Grantham University recently celebrated the 15-year anniversary of relocating to Kansas City in 2005 from Slidell, La., following Hurricane Katrina. Four Grantham Life Changers also celebrated 15-year anniversaries with Grantham.
Dana Winfrey, Student Advisor II at GU, was among the second group of local professionals to join GU within a few weeks of its move to Kansas City.
“When I started, everything was paper,” Winfrey said. “All the registrations, everything. Students would email the registration in a word document, then we filled it out and faxed it back. With only one fax machine, they had a lady in charge that kept all the faxes filed. You had to go sign for your paperwork when you took it [to get] processed.”
Though far from the easiest or most elegant solution—especially for a school already working to re-emerge from Katrina’s shadow—Winfrey says it worked while necessary, and over time the process evolved for the better.
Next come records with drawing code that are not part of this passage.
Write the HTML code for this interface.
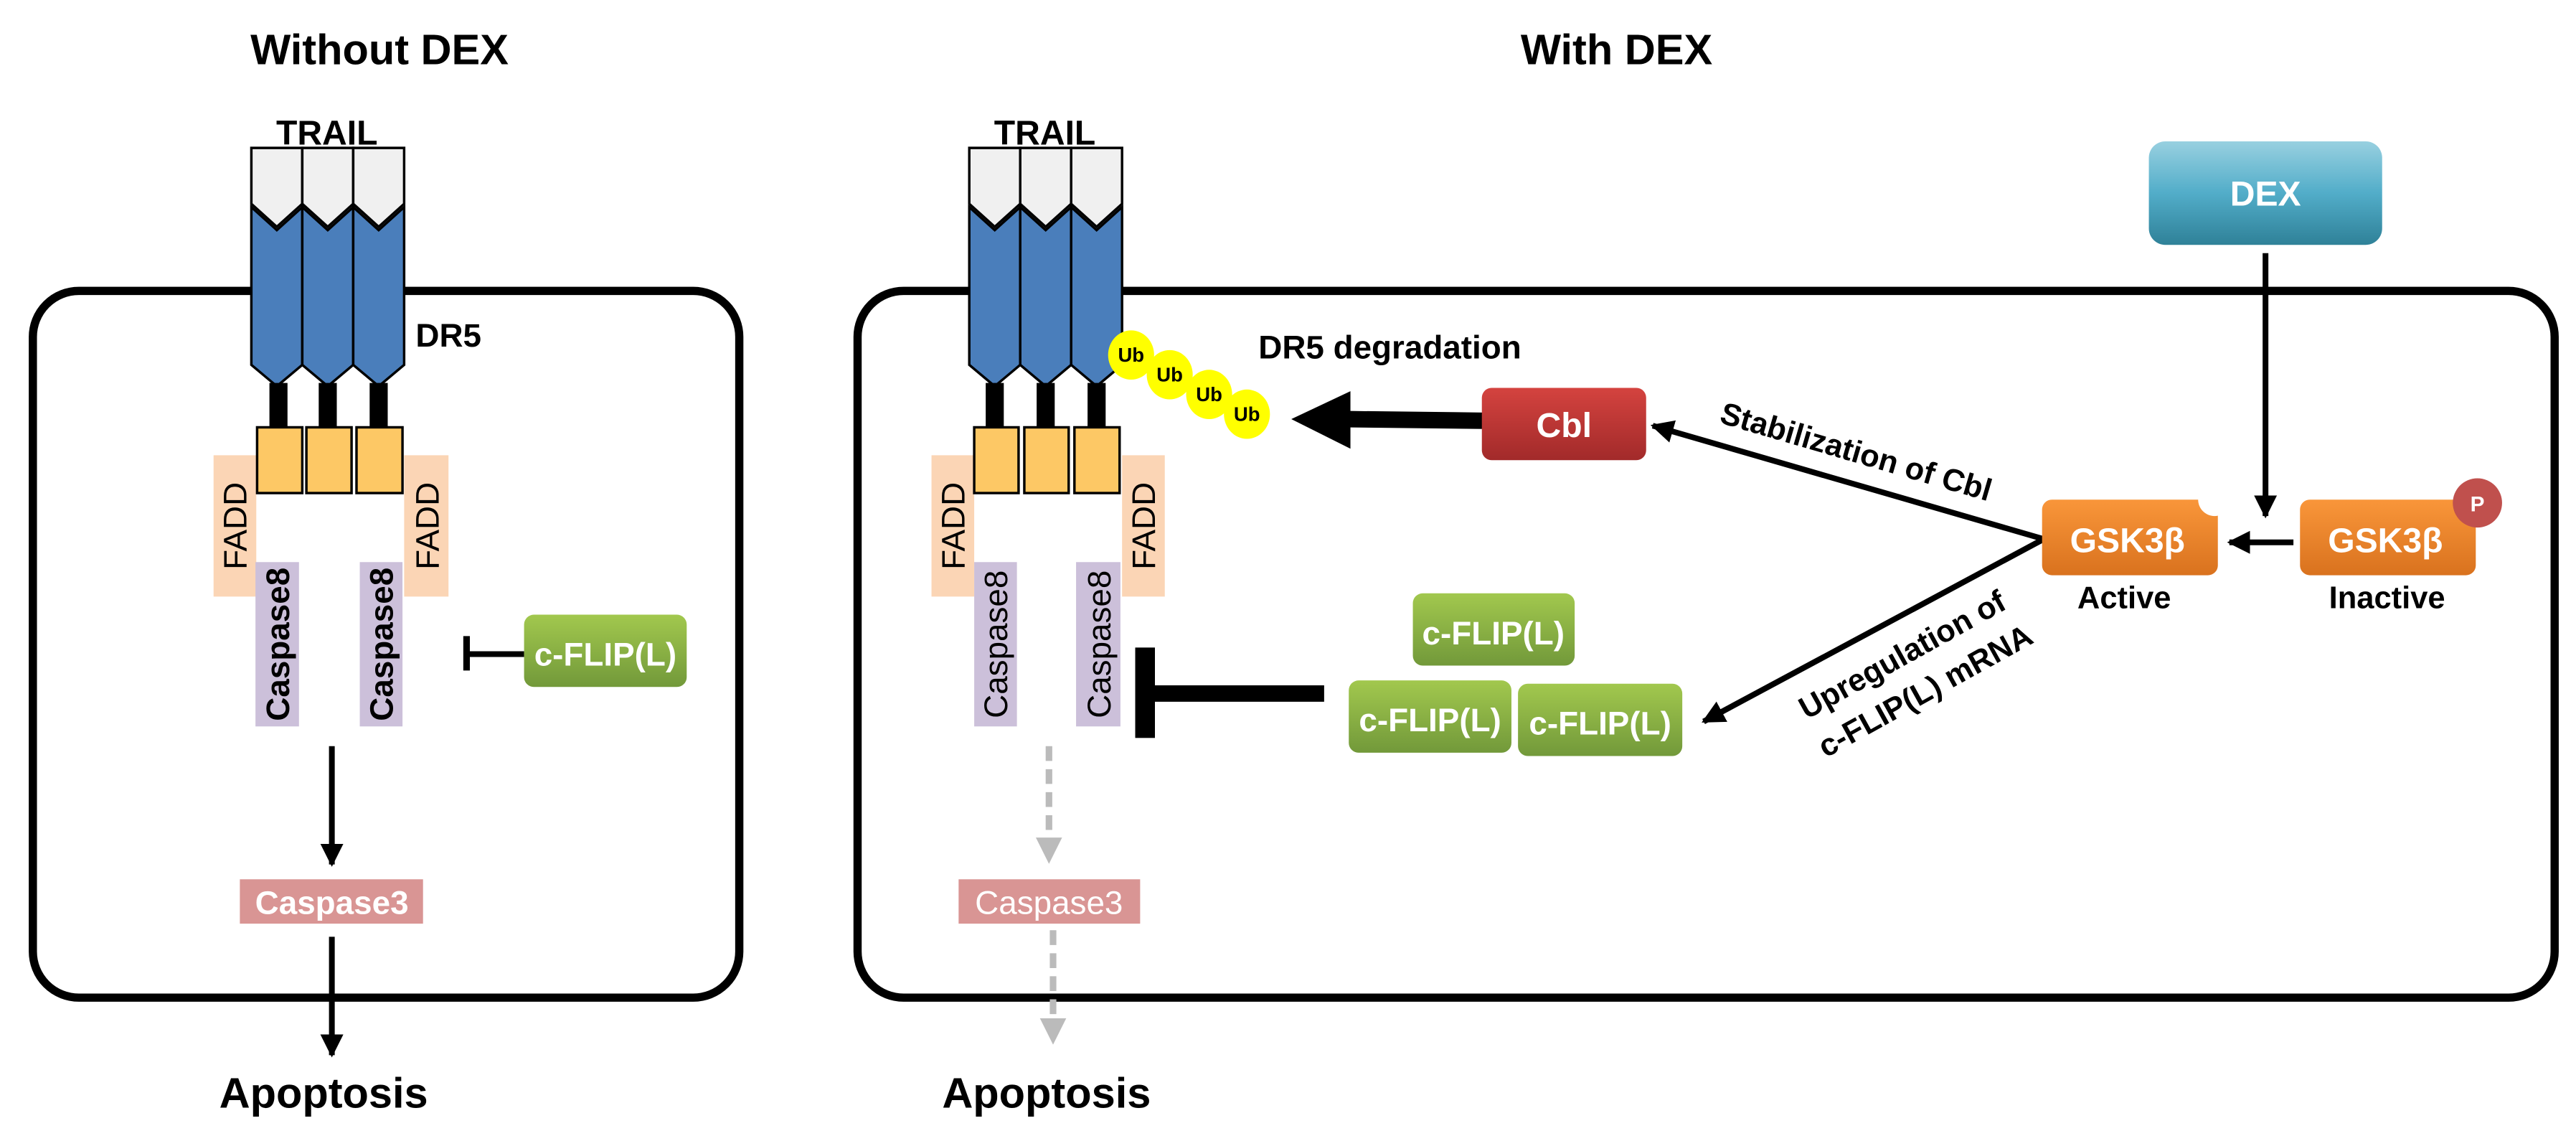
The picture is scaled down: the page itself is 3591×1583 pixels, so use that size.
<!DOCTYPE html>
<html><head><meta charset="utf-8"><style>html,body{margin:0;padding:0;background:#fff}svg{display:block}</style></head>
<body>
<svg width="3591" height="1583" viewBox="0 0 1568 691.2" preserveAspectRatio="none" xmlns="http://www.w3.org/2000/svg" font-family="Liberation Sans, Arial, sans-serif">
<defs>
<linearGradient id="gr" x1="0" y1="0" x2="0" y2="1"><stop offset="0" stop-color="#a2c84e"/><stop offset="1" stop-color="#72993a"/></linearGradient>
<linearGradient id="rd" x1="0" y1="0" x2="0" y2="1"><stop offset="0" stop-color="#d4433f"/><stop offset="1" stop-color="#a22a2a"/></linearGradient>
<linearGradient id="or" x1="0" y1="0" x2="0" y2="1"><stop offset="0" stop-color="#f9963a"/><stop offset="1" stop-color="#d9721e"/></linearGradient>
<linearGradient id="bl" x1="0" y1="0" x2="0" y2="1"><stop offset="0" stop-color="#98d0e0"/><stop offset="0.5" stop-color="#52adc9"/><stop offset="1" stop-color="#2f8198"/></linearGradient>
<marker id="ah" markerWidth="4" markerHeight="4" refX="3.6" refY="2" orient="auto" markerUnits="strokeWidth"><path d="M0,0 L4,2 L0,4 Z" fill="#000"/></marker>
<marker id="ag" markerWidth="4" markerHeight="4" refX="3.6" refY="2" orient="auto" markerUnits="strokeWidth"><path d="M0,0 L4,2 L0,4 Z" fill="#bbb"/></marker>
</defs>

<!-- titles -->
<text x="231" y="39" font-size="26" font-weight="bold" text-anchor="middle">Without DEX</text>
<text x="984" y="39" font-size="26" font-weight="bold" text-anchor="middle">With DEX</text>

<!-- cell boxes -->
<rect x="20" y="177" width="430" height="430" rx="28" fill="none" stroke="#000" stroke-width="5"/>
<rect x="522" y="177" width="1033" height="430" rx="28" fill="none" stroke="#000" stroke-width="5"/>

<!-- LEFT receptors -->
<g stroke="#000" stroke-width="1.5">
<rect x="153" y="88" width="93" height="50" fill="#fff" stroke="none"/>
<polygon points="153,90 184,90 184,124 168.5,138 153,124" fill="#f0f0f0"/>
<polygon points="184,90 215,90 215,124 199.5,138 184,124" fill="#f0f0f0"/>
<polygon points="215,90 246,90 246,124 230.5,138 215,124" fill="#f0f0f0"/>
<polygon points="153,126 168.5,140 184,126 184,222 168.5,235 153,222" fill="#4a7ebb"/>
<polygon points="184,126 199.5,140 215,126 215,222 199.5,235 184,222" fill="#4a7ebb"/>
<polygon points="215,126 230.5,140 246,126 246,222 230.5,235 215,222" fill="#4a7ebb"/>
</g>
<g fill="#000"><rect x="164" y="233" width="11" height="28"/><rect x="194" y="233" width="11" height="28"/><rect x="225" y="233" width="11" height="28"/></g>
<text x="199" y="88" font-size="21" font-weight="bold" text-anchor="middle">TRAIL</text>
<text x="253" y="211" font-size="20" font-weight="bold">DR5</text>
<rect x="130" y="277" width="26" height="86" fill="#fbd5b5"/>
<rect x="246" y="277" width="27" height="86" fill="#fbd5b5"/>
<g stroke="#000" stroke-width="1.5" fill="#fdc865">
<rect x="156.5" y="260" width="27.5" height="40"/><rect x="186.5" y="260" width="27.5" height="40"/><rect x="217" y="260" width="28" height="40"/></g>
<rect x="155.5" y="342" width="26.5" height="100" fill="#ccc0da"/>
<rect x="219" y="342" width="26" height="100" fill="#ccc0da"/>
<text transform="translate(150,320) rotate(-90)" font-size="20" text-anchor="middle">FADD</text>
<text transform="translate(267,320) rotate(-90)" font-size="20" text-anchor="middle">FADD</text>
<text transform="translate(176,392) rotate(-90)" font-size="20" font-weight="bold" text-anchor="middle">Caspase8</text>
<text transform="translate(239,392) rotate(-90)" font-size="20" font-weight="bold" text-anchor="middle">Caspase8</text>
<line x1="284" y1="398" x2="319" y2="398" stroke="#000" stroke-width="3.5"/>
<line x1="284" y1="387" x2="284" y2="408" stroke="#000" stroke-width="4"/>
<rect x="319" y="374" width="99" height="44" rx="6" fill="url(#gr)"/>
<text x="368.5" y="405" font-size="20" font-weight="bold" fill="#fff" text-anchor="middle">c-FLIP(L)</text>
<line x1="202" y1="454" x2="202" y2="526" stroke="#000" stroke-width="3.5" marker-end="url(#ah)"/>
<rect x="146" y="535" width="111.5" height="27" fill="#d99594"/>
<text x="202" y="556" font-size="20" font-weight="bold" fill="#fff" text-anchor="middle">Caspase3</text>
<line x1="202" y1="570" x2="202" y2="642" stroke="#000" stroke-width="3.5" marker-end="url(#ah)"/>
<text x="197" y="674" font-size="26" font-weight="bold" text-anchor="middle">Apoptosis</text>

<!-- RIGHT receptors -->
<g stroke="#000" stroke-width="1.5">
<rect x="590" y="88" width="93" height="50" fill="#fff" stroke="none"/>
<polygon points="590,90 621,90 621,124 605.5,138 590,124" fill="#f0f0f0"/>
<polygon points="621,90 652,90 652,124 636.5,138 621,124" fill="#f0f0f0"/>
<polygon points="652,90 683,90 683,124 667.5,138 652,124" fill="#f0f0f0"/>
<polygon points="590,126 605.5,140 621,126 621,222 605.5,235 590,222" fill="#4a7ebb"/>
<polygon points="621,126 636.5,140 652,126 652,222 636.5,235 621,222" fill="#4a7ebb"/>
<polygon points="652,126 667.5,140 683,126 683,222 667.5,235 652,222" fill="#4a7ebb"/>
</g>
<g fill="#000"><rect x="600" y="233" width="11" height="28"/><rect x="631" y="233" width="11" height="28"/><rect x="662" y="233" width="11" height="28"/></g>
<text x="636" y="88" font-size="21" font-weight="bold" text-anchor="middle">TRAIL</text>
<rect x="567" y="277" width="26" height="86" fill="#fbd5b5"/>
<rect x="683" y="277" width="26" height="86" fill="#fbd5b5"/>
<g stroke="#000" stroke-width="1.5" fill="#fdc865">
<rect x="593" y="260" width="27" height="40"/><rect x="623.5" y="260" width="27" height="40"/><rect x="654" y="260" width="27.5" height="40"/></g>
<rect x="593" y="342" width="26" height="100" fill="#ccc0da"/>
<rect x="655" y="342" width="27" height="100" fill="#ccc0da"/>
<text transform="translate(587,320) rotate(-90)" font-size="20" text-anchor="middle">FADD</text>
<text transform="translate(703,320) rotate(-90)" font-size="20" text-anchor="middle">FADD</text>
<text transform="translate(613,392) rotate(-90)" font-size="20" text-anchor="middle">Caspase8</text>
<text transform="translate(676,392) rotate(-90)" font-size="20" text-anchor="middle">Caspase8</text>

<!-- Ub -->
<g fill="#ffff00"><ellipse cx="688.5" cy="216" rx="14" ry="15"/><ellipse cx="712" cy="228" rx="14" ry="15"/><ellipse cx="736" cy="240" rx="14" ry="15"/><ellipse cx="759" cy="252" rx="14" ry="15"/></g>
<g font-size="12" font-weight="bold" text-anchor="middle"><text x="688.5" y="220">Ub</text><text x="712" y="232">Ub</text><text x="736" y="244">Ub</text><text x="759" y="256">Ub</text></g>
<text x="766" y="218" font-size="20" font-weight="bold">DR5 degradation</text>
<line x1="903" y1="256" x2="818" y2="255" stroke="#000" stroke-width="10"/>
<polygon points="786,255 822,238 822,273" fill="#000"/>
<rect x="902" y="236" width="100" height="44" rx="6" fill="url(#rd)"/>
<text x="952" y="266" font-size="21" font-weight="bold" fill="#fff" text-anchor="middle">Cbl</text>

<!-- inhibitor -->
<line x1="700" y1="422" x2="806" y2="422" stroke="#000" stroke-width="10"/>
<rect x="691" y="394" width="12" height="55" fill="#000"/>
<rect x="860" y="361" width="98.5" height="44" rx="6" fill="url(#gr)"/>
<text x="909" y="392" font-size="20" font-weight="bold" fill="#fff" text-anchor="middle">c-FLIP(L)</text>
<rect x="821" y="414" width="99" height="44" rx="6" fill="url(#gr)"/>
<text x="870.5" y="445" font-size="20" font-weight="bold" fill="#fff" text-anchor="middle">c-FLIP(L)</text>
<rect x="924" y="416" width="100" height="44" rx="6" fill="url(#gr)"/>
<text x="974" y="447" font-size="20" font-weight="bold" fill="#fff" text-anchor="middle">c-FLIP(L)</text>

<!-- dashed -->
<line x1="638.5" y1="454" x2="638.5" y2="524" stroke="#bbb" stroke-width="4" stroke-dasharray="9,5" marker-end="url(#ag)"/>
<rect x="583.5" y="535" width="110.5" height="27" fill="#d99594"/>
<text x="638.5" y="556" font-size="20" fill="#fff" text-anchor="middle">Caspase3</text>
<line x1="641" y1="566" x2="641" y2="634" stroke="#bbb" stroke-width="4" stroke-dasharray="9,5" marker-end="url(#ag)"/>
<text x="637" y="674" font-size="26" font-weight="bold" text-anchor="middle">Apoptosis</text>

<!-- GSK arrows -->
<line x1="1244" y1="328" x2="1006" y2="259" stroke="#000" stroke-width="3.5" marker-end="url(#ah)"/>
<line x1="1244" y1="328" x2="1037" y2="439" stroke="#000" stroke-width="3.5" marker-end="url(#ah)"/>
<text transform="translate(1128,281) rotate(16.3)" font-size="19" font-weight="bold" text-anchor="middle">Stabilization of Cbl</text>
<text transform="translate(1161,404) rotate(-29)" font-size="19" font-weight="bold" text-anchor="middle">Upregulation of</text>
<text transform="translate(1175,426) rotate(-29)" font-size="19" font-weight="bold" text-anchor="middle">c-FLIP(L) mRNA</text>

<rect x="1243" y="304" width="107" height="46" rx="6" fill="url(#or)"/>
<circle cx="1348" cy="304" r="10" fill="#fff"/>
<text x="1295" y="336" font-size="21" font-weight="bold" fill="#fff" text-anchor="middle">GSK3β</text>
<text x="1293" y="370" font-size="19" font-weight="bold" text-anchor="middle">Active</text>
<rect x="1400" y="304" width="107" height="46" rx="6" fill="url(#or)"/>
<text x="1452" y="336" font-size="21" font-weight="bold" fill="#fff" text-anchor="middle">GSK3β</text>
<ellipse cx="1508" cy="306" rx="15" ry="15" fill="#c0504d"/>
<text x="1508" y="311" font-size="13" font-weight="bold" fill="#fff" text-anchor="middle">P</text>
<text x="1453" y="370" font-size="19" font-weight="bold" text-anchor="middle">Inactive</text>
<line x1="1396" y1="330" x2="1357" y2="330" stroke="#000" stroke-width="3.5" marker-end="url(#ah)"/>

<rect x="1308" y="86" width="142" height="63" rx="10" fill="url(#bl)"/>
<text x="1379" y="125" font-size="21" font-weight="bold" fill="#fff" text-anchor="middle">DEX</text>
<line x1="1379" y1="154" x2="1379" y2="314" stroke="#000" stroke-width="3.5" marker-end="url(#ah)"/>
</svg>
</body></html>
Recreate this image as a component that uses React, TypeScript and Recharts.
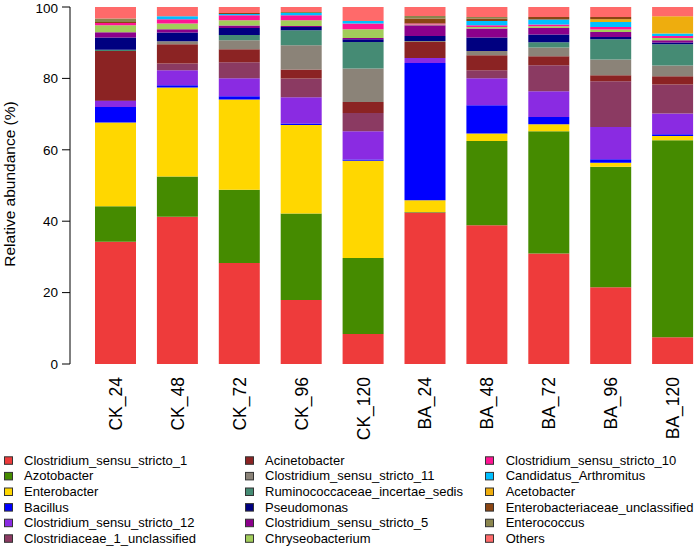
import React from 'react';
import { BarChart, Bar, XAxis, YAxis } from 'recharts';

const categories = ['CK_24', 'CK_48', 'CK_72', 'CK_96', 'CK_120', 'BA_24', 'BA_48', 'BA_72', 'BA_96', 'BA_120'];

const clostridium1 = [34.23, 41.23, 28.27, 17.91, 8.40, 42.46, 38.90, 30.98, 21.47, 7.47];
const azotobacter = [9.99, 11.30, 20.51, 24.27, 21.27, 0.15, 23.60, 34.22, 33.75, 55.22];
const enterobacter = [23.43, 24.91, 25.30, 24.79, 27.23, 3.29, 2.07, 1.97, 1.12, 1.21];
const bacillus = [4.36, 0.65, 0.93, 0.40, 0.39, 38.43, 7.92, 2.04, 1.03, 0.47];
const clostridium12 = [1.68, 4.19, 5.03, 7.36, 7.91, 1.40, 7.55, 7.20, 9.04, 5.80];
const clostridiaceae1 = [0.26, 1.88, 4.48, 5.23, 5.13, 0, 2.24, 7.27, 12.80, 8.11];
const acinetobacter = [13.74, 5.40, 3.64, 2.52, 3.08, 4.47, 4.20, 2.52, 1.67, 2.32];
const clostridium11 = [0, 0.84, 2.52, 6.80, 9.35, 0.30, 1.21, 2.44, 4.40, 3.00];
const ruminococcaceae = [0.31, 0, 1.48, 4.20, 7.44, 0, 0, 1.48, 5.68, 5.96];
const pseudomonas = [3.44, 2.44, 1.96, 0.92, 0.76, 1.38, 3.75, 2.16, 0.64, 0.48];
const clostridium5 = [1.48, 0.92, 0.67, 0.28, 0.36, 3.00, 2.51, 1.84, 1.40, 0.64];
const chryseobacterium = [1.96, 1.59, 1.49, 1.60, 2.44, 0.22, 0.45, 0.48, 0.67, 0.64];
const clostridium10 = [0.64, 1.21, 1.40, 1.40, 1.59, 0.25, 0.48, 0.47, 0.73, 0.56];
const candidatus = [0, 0.84, 0.37, 0.65, 0.73, 0, 1.20, 1.40, 1.40, 0.68];
const acetobacter = [0, 0, 0, 0, 0, 0, 0, 0, 0.76, 4.84];
const enterobacteriaceae = [0.28, 0, 0.28, 0, 0, 1.40, 0.67, 0.73, 0.64, 0];
const enterococcus = [0.95, 0, 0, 0.25, 0, 0.73, 0.45, 0, 0, 0];
const others = [3.25, 2.60, 1.67, 1.42, 3.92, 2.52, 2.80, 2.80, 2.80, 2.60];

const seriesNames = [
  'Clostridium_sensu_stricto_1',
  'Azotobacter',
  'Enterobacter',
  'Bacillus',
  'Clostridium_sensu_stricto_12',
  'Clostridiaceae_1_unclassified',
  'Acinetobacter',
  'Clostridium_sensu_stricto_11',
  'Ruminococcaceae_incertae_sedis',
  'Pseudomonas',
  'Clostridium_sensu_stricto_5',
  'Chryseobacterium',
  'Clostridium_sensu_stricto_10',
  'Candidatus_Arthromitus',
  'Acetobacter',
  'Enterobacteriaceae_unclassified',
  'Enterococcus',
  'Others',
];

const seriesValues = [
  clostridium1, azotobacter, enterobacter, bacillus, clostridium12, clostridiaceae1,
  acinetobacter, clostridium11, ruminococcaceae, pseudomonas, clostridium5, chryseobacterium,
  clostridium10, candidatus, acetobacter, enterobacteriaceae, enterococcus, others,
];

const seriesColors = [
  '#EE3B3B', '#458B00', '#FFD700', '#0000FF', '#8A2BE2', '#8B3A62',
  '#8B2323', '#8B8378', '#458B74', '#000080', '#8B008B', '#A2CD5A',
  '#FF1493', '#00BFFF', '#EEAD0E', '#8B4513', '#8B864E', '#FF6A6A',
];

const yTicks = [0, 20, 40, 60, 80, 100];

const rows = categories.map((cat, i) => {
  const row: Record<string, any> = { cat };
  seriesNames.forEach((name, s) => {
    row[name] = seriesValues[s][i];
  });
  return row;
});

const FONT = '"Liberation Sans", Arial, Helvetica, sans-serif';

const XTick = (props: any) => {
  const { x, y, payload } = props;
  return (
    <text
      transform={`translate(${x + 6},${y + 5}) rotate(-90)`}
      textAnchor="end"
      fontSize={17.5}
      fontFamily={FONT}
      fill="#000"
    >
      {payload.value}
    </text>
  );
};

export default function App() {
  const rowsPerCol = 6;
  const colSwatchX = [4, 245, 485];
  const colTextX = [24, 265, 505.7];
  const rowY0 = 460.3;
  const rowStep = 15.6;
  return (
    <div
      style={{
        position: 'absolute',
        left: 0,
        top: 0,
        width: 697,
        height: 547,
        overflow: 'hidden',
        background: '#fff',
        fontFamily: FONT,
      }}
    >
      <BarChart
        width={710}
        height={547}
        data={rows}
        margin={{ top: 7, right: 6, bottom: 0, left: 0 }}
        barSize={41}
      >
        <XAxis
          dataKey="cat"
          axisLine={false}
          tickLine={false}
          height={183}
          interval={0}
          padding={{ left: 15, right: 0 }}
          tick={<XTick />}
        />
        <YAxis
          type="number"
          domain={[0, 100]}
          ticks={yTicks}
          width={70}
          tickSize={8}
          tickMargin={4}
          axisLine={{ stroke: '#000', strokeWidth: 1 }}
          tickLine={{ stroke: '#000', strokeWidth: 1 }}
          tick={{ fontSize: 13.5, fill: '#000', fontFamily: FONT }}
          allowDataOverflow
        />
        {seriesNames.map((name, s) => (
          <Bar
            key={name}
            dataKey={name}
            stackId="a"
            fill={seriesColors[s]}
            isAnimationActive={false}
          />
        ))}
      </BarChart>
      <svg
        width={697}
        height={547}
        style={{ position: 'absolute', left: 0, top: 0, pointerEvents: 'none' }}
      >
        <text
          transform="translate(15,184) rotate(-90)"
          textAnchor="middle"
          fontSize={15.5}
          fontFamily={FONT}
          fill="#000"
        >
          Relative abundance (%)
        </text>
        {seriesNames.map((name, s) => {
          const col = Math.floor(s / rowsPerCol);
          const row = s % rowsPerCol;
          const cy = rowY0 + row * rowStep;
          return (
            <g key={name}>
              <rect
                x={colSwatchX[col] + 0.5}
                y={cy - 3.5}
                width={8}
                height={7.5}
                fill={seriesColors[s]}
                stroke="#333"
                strokeWidth={1}
              />
              <text
                x={colTextX[col]}
                y={cy}
                dominantBaseline="central"
                fontSize={13}
                fontFamily={FONT}
                fill="#000"
              >
                {name}
              </text>
            </g>
          );
        })}
      </svg>
    </div>
  );
}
“Now, we talk with [the] student, and if they approve of the courses, we just register them,” Winfrey said. “An email or verbal consent on the phone and we put them in class.”
Today, Winfrey continues to help students find educational success by checking in every few weeks to offer resources and ensure all their needs are being met.
“We also help them keep motivated, sometimes they need some motivation to keep going,” Winfrey said.
Winfrey has witnessed many changes, along with considerable progress, throughout his 15 years at Grantham. He was with GU when it left its emergency home in KC’s Union Station to expand in Zona Rosa. He was there when Grantham crossed the state line to find a new home in Lenexa, KS—and he’s here now, amid a pandemic, working from his home in St. Joseph, MO.
He’s seen that progress from his vantage as both a student and student advisor.
“I started a degree at a brick-and-mortar school many years ago,” Winfrey said. “When I got through my 90-day probationary period here at Grantham, I signed up for classes. It took me a few years to get back into it [and] get serious about it.”
Eventually, he would earn his Associate of Arts in Business Administration and Management.
Graduation at Grantham University is always a special event. Student advisors are encouraged to attend so they have a chance to connect with the students who they’ve been instrumental in helping to achieve the milestone. Winfrey recalled one such meeting that he considers noteworthy because it happened on the day that he, too, was graduating with his degree.
“I was at one of the tables with the finger food they have out, and somebody hollered at me from my group,” Winfrey said. “This lady says, ‘Are you Dana Winfrey?,’ and it was one of my students. She was so excited to see me and meet me. We worked together for quite a while. Getting to meet them and see that excitement and talk to them—that makes it all worth it.”
Winfrey values GU’s mission of service, and how it was implemented to help military veterans build a life in the civilian world. He appreciates his role in making that happen as well as the fact that, with the attainment of Title IV status, GU is even better positioned today to help underserved communities pursue an education, earn degrees and achieve success.
“Grantham started out as a military school for veterans after WWII training radio operators,” Winfrey said. “[It was] strictly military and veteran for years, so being able to help people like that, it’s nice to know you can help somebody make a difference. That was a big transition. We’re growing all the time … we change people’s lives [by] allowing them to earn a degree.”
Despite the numerous changes he’s seen during his 15 years at Grantham, the mission of service and the character of the people who serve with him remain the same, and he does not foresee that changing.
Thank you, Dana, for your 15 years of changing lives for the better here at Grantham University.